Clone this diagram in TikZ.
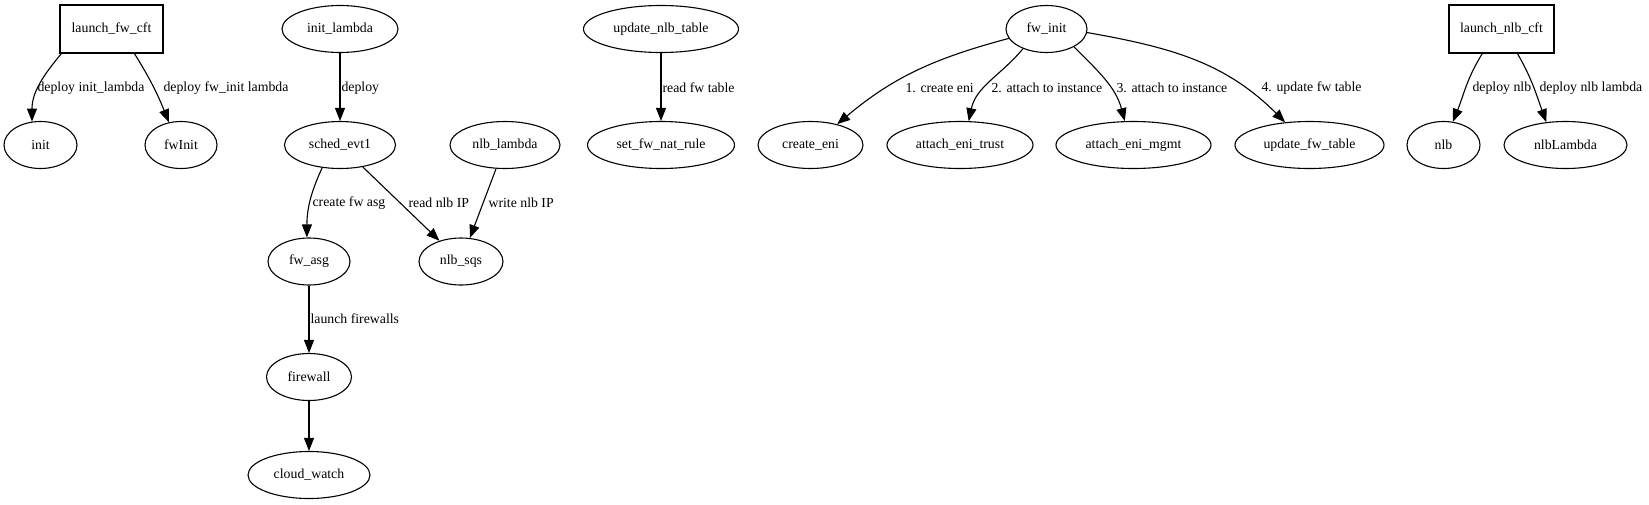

══════════

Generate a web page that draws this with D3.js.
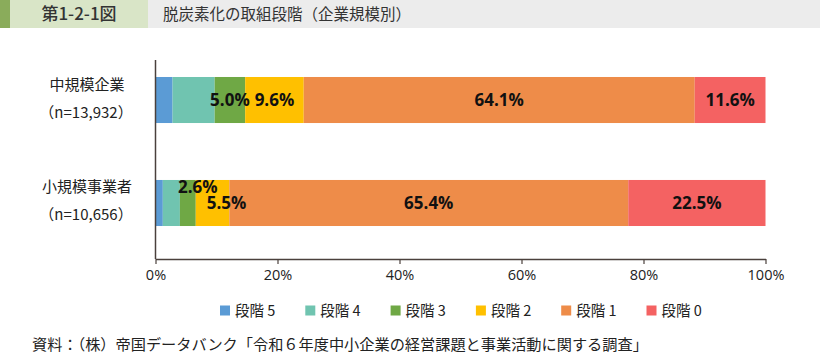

══════════

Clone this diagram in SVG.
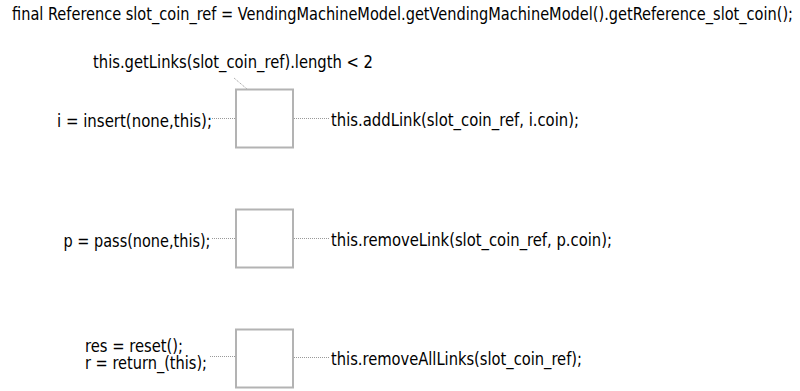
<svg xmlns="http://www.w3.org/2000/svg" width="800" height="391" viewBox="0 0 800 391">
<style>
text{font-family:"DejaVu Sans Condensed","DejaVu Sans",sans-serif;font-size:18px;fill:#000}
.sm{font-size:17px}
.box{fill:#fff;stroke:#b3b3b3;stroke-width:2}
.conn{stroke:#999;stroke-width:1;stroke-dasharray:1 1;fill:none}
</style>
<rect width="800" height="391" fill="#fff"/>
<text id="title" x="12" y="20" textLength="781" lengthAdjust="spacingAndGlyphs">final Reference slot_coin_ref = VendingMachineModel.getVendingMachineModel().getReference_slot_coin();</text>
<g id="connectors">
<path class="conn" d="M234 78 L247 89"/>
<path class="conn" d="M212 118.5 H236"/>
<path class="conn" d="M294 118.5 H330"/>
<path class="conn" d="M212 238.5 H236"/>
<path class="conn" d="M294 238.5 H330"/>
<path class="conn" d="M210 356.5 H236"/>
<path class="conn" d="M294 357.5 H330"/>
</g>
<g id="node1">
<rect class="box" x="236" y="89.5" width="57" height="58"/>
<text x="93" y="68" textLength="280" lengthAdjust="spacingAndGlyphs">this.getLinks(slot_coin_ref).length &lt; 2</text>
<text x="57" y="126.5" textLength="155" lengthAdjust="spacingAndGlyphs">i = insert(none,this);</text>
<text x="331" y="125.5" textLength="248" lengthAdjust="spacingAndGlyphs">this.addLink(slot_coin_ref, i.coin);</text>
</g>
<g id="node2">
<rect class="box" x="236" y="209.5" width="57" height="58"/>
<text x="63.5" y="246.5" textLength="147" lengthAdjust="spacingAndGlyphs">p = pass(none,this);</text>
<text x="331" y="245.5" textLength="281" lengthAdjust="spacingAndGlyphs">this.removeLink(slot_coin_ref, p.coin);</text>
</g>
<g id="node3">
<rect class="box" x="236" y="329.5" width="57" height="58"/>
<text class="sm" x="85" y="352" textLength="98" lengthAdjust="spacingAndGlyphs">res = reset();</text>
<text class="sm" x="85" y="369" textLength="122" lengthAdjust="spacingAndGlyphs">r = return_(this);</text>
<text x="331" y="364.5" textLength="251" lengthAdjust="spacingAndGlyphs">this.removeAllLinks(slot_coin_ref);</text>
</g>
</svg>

══════════

● EXERCISE AIM
Pick out the lines above that hold the string "Clone" and show them.

● EXERCISE RESPONSE
Clone this diagram in TikZ.
Clone this diagram in SVG.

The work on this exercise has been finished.